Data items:
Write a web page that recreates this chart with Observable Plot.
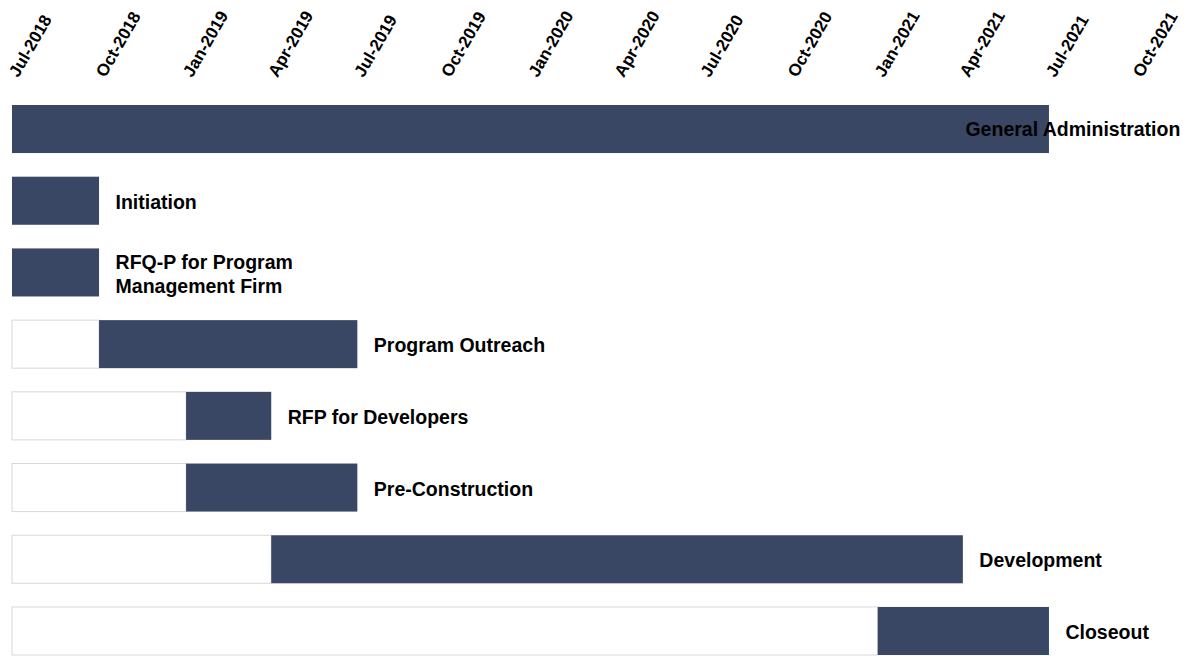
<!DOCTYPE html>
<html>
<head>
<meta charset="utf-8">
<script src="https://cdn.jsdelivr.net/npm/d3@7"></script>
<script src="https://cdn.jsdelivr.net/npm/@observablehq/plot@0.6"></script>
<style>
  html, body { margin: 0; padding: 0; background: #fff; }
  #chart svg { display: block; }
</style>
</head>
<body>
<div id="chart"></div>
<script>
const tasks = [
  "General Administration",
  "Initiation",
  "RFQ-P for Program\nManagement Firm",
  "Program Outreach",
  "RFP for Developers",
  "Pre-Construction",
  "Development",
  "Closeout"
];
const starts = ["2018-07-01","2018-07-01","2018-07-01","2018-10-01","2019-01-01","2019-01-01","2019-04-01","2021-01-01"];
const ends   = ["2021-07-01","2018-10-01","2018-10-01","2019-07-01","2019-04-01","2019-07-01","2021-04-01","2021-07-01"];
const axisStart = "2018-07-01";
const axisEnd = "2021-10-01";
const tickDates = ["2018-07-01","2018-10-01","2019-01-01","2019-04-01","2019-07-01","2019-10-01","2020-01-01","2020-04-01","2020-07-01","2020-10-01","2021-01-01","2021-04-01","2021-07-01","2021-10-01"];

const P = d => new Date(d + "T00:00:00Z");
const rows = tasks.map((t, i) => ({task: t, start: P(starts[i]), end: P(ends[i]), base: P(axisStart)}));
const offsetRows = rows.filter(r => +r.start > +r.base);
const ga = rows.filter(r => r.task === "General Administration");
const others = rows.filter(r => r.task !== "General Administration");

const FONT = "'Liberation Sans', Arial, sans-serif";
const NAVY = "#394664";

const chart = Plot.plot({
  width: 1201,
  height: 656,
  marginLeft: 12,
  marginRight: 65,
  marginTop: 105,
  marginBottom: 1,
  style: {fontFamily: FONT, background: "#fff", overflow: "visible"},
  x: {type: "utc", domain: [P(axisStart), P(axisEnd)], axis: null},
  y: {domain: tasks, paddingInner: 0.33, paddingOuter: 0, round: false, axis: null},
  marks: [
    Plot.axisX({
      anchor: "top",
      ticks: tickDates.map(P),
      tickFormat: d3.utcFormat("%b-%Y"),
      tickSize: 0,
      tickRotate: -60,
      textAnchor: "start",
      fontSize: 17,
      fontWeight: "bold",
      fill: "#000",
      dy: -19,
      dx: 1
    }),
    Plot.barX(offsetRows, {y: "task", x1: "base", x2: "start", fill: "#fff", stroke: "#d5d8de", strokeWidth: 1}),
    Plot.barX(rows, {y: "task", x1: "start", x2: "end", fill: NAVY}),
    Plot.text(others, {y: "task", x: "end", text: "task", textAnchor: "start", dx: 16, fontSize: 19.5, fontWeight: "bold", fill: "#000", lineHeight: 1.23}),
    Plot.text(ga, {y: "task", x: "end", text: "task", textAnchor: "start", dx: -84, fontSize: 19.5, fontWeight: "bold", fill: "#000"})
  ]
});
document.getElementById("chart").appendChild(chart);
</script>
</body>
</html>
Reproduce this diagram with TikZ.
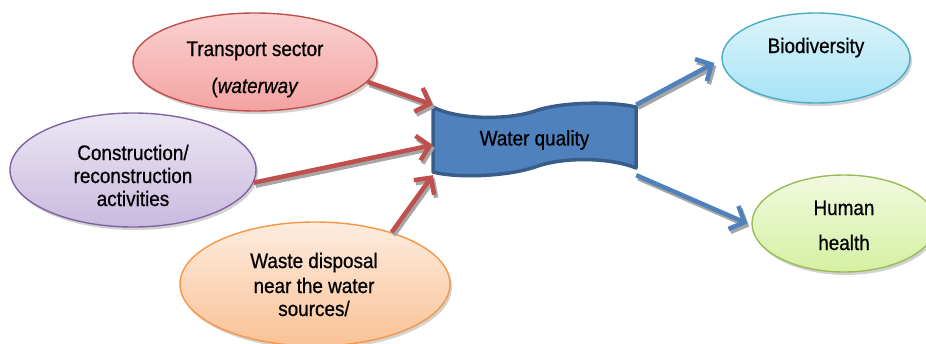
\documentclass[tikz,border=0pt]{standalone}
\usepackage{fontspec}
\setmainfont[FakeStretch=0.9, FakeBold=0.7]{Liberation Sans}
\usetikzlibrary{shapes.geometric,shadows,arrows.meta}

\definecolor{trTop}{HTML}{FAD2D1}
\definecolor{trBot}{HTML}{F3A3A1}
\definecolor{trLine}{HTML}{C0504D}
\definecolor{coTop}{HTML}{ECE7F4}
\definecolor{coBot}{HTML}{C9BADF}
\definecolor{coLine}{HTML}{8064A2}
\definecolor{wdTop}{HTML}{FDECDF}
\definecolor{wdBot}{HTML}{FAC296}
\definecolor{wdLine}{HTML}{F79646}
\definecolor{bdTop}{HTML}{DDF4FB}
\definecolor{bdBot}{HTML}{A6E3F6}
\definecolor{bdLine}{HTML}{4BACC6}
\definecolor{hhTop}{HTML}{F1F9E0}
\definecolor{hhBot}{HTML}{D5F0A2}
\definecolor{hhLine}{HTML}{9BBB59}
\definecolor{wqFill}{HTML}{4F81BD}
\definecolor{wqLine}{HTML}{385D8A}
\definecolor{inRed}{HTML}{C0504D}
\definecolor{outBlue}{HTML}{4F81BD}

% arrow drawn twice: a grey offset copy, then the coloured one
\newcommand\flowarrow[3]{%
  \draw[flowshadow] #2 -- #3;
  \draw[flow, draw=#1] #2 -- #3;}

\begin{document}
\begin{tikzpicture}[x=1pt, y=-1pt,
  bubble/.style={ellipse, inner sep=0pt, line width=1.4pt,
    drop shadow={shadow xshift=2pt, shadow yshift=-3pt, fill=black!35}},
  lbl/.style={anchor=base, inner sep=0pt, font=\fontsize{21}{24}\selectfont},
  flow/.style={line width=4.5pt,
    -{Straight Barb[length=12pt, width=25pt, line width=4.5pt]}},
  flowshadow/.style={flow, draw=black!35,
    transform canvas={shift={(2pt,-3pt)}}}
]
\useasboundingbox (0,0) rectangle (926,343);
\clip (0,0) rectangle (926,343);

% causes
\node[bubble, minimum width=244pt, minimum height=98pt, draw=trLine,
  top color=trTop, bottom color=trBot] (transport) at (255,62) {};
\node[bubble, minimum width=246pt, minimum height=114pt, draw=coLine,
  top color=coTop, bottom color=coBot] (constr) at (133,170) {};
\node[bubble, minimum width=270pt, minimum height=124pt, draw=wdLine,
  top color=wdTop, bottom color=wdBot] (waste) at (315,284) {};

% effects
\node[bubble, minimum width=188pt, minimum height=90pt, draw=bdLine,
  top color=bdTop, bottom color=bdBot] (bio) at (816,58) {};
\node[bubble, minimum width=184pt, minimum height=97pt, draw=hhLine,
  top color=hhTop, bottom color=hhBot] (human) at (844,223.5) {};

% wavy banner
\filldraw[fill=wqFill, draw=wqLine, line width=3.5pt, line join=round]
  (433,107) .. controls (455,119) and (505,121) .. (535,111)
  .. controls (560,102) and (610,101) .. (636,107)
  -- (636,168)
  .. controls (612,158) and (565,156) .. (535,167)
  .. controls (505,177) and (455,178) .. (433,172) -- cycle;
\node[inner sep=0pt, minimum width=203pt, minimum height=70pt,
  font=\fontsize{21}{24}\selectfont] (wq) at (534.5,140) {Water quality};

% labels
\node[lbl] (transport1) at (255,56) {Transport sector};
\node[lbl] (transport2) at (255,93) {(\textit{waterway}};
\node[lbl] (constr1) at (133,160) {Construction/};
\node[lbl] (constr2) at (133,183) {reconstruction};
\node[lbl] (constr3) at (133,206) {activities};
\node[lbl] (waste1) at (314,268) {Waste disposal};
\node[lbl] (waste2) at (314,293) {near the water};
\node[lbl] (waste3) at (314,316) {sources/};
\node[lbl] (bio1) at (816,53) {Biodiversity};
\node[lbl] (human1) at (844,215) {Human};
\node[lbl] (human2) at (844,250) {health};

% connectors
\flowarrow{inRed}{(transport.-10)}{(wq.north west)}
\flowarrow{inRed}{(constr.-6)}{([yshift=-5pt]wq.west)}
\flowarrow{inRed}{(waste.34)}{(wq.south west)}
\flowarrow{outBlue}{(wq.north east)}{([shift={(-7,5)}]bio.west)}
\flowarrow{outBlue}{(wq.south east)}{([xshift=-4pt]human.west)}
\end{tikzpicture}
\end{document}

* **WORK TO COMPLETE**
Lines containing the string "with" are to be selected and copied.

* **PROBLEM SOLUTION**
Write a web page that recreates this chart with Observable Plot.
Reproduce this diagram with TikZ.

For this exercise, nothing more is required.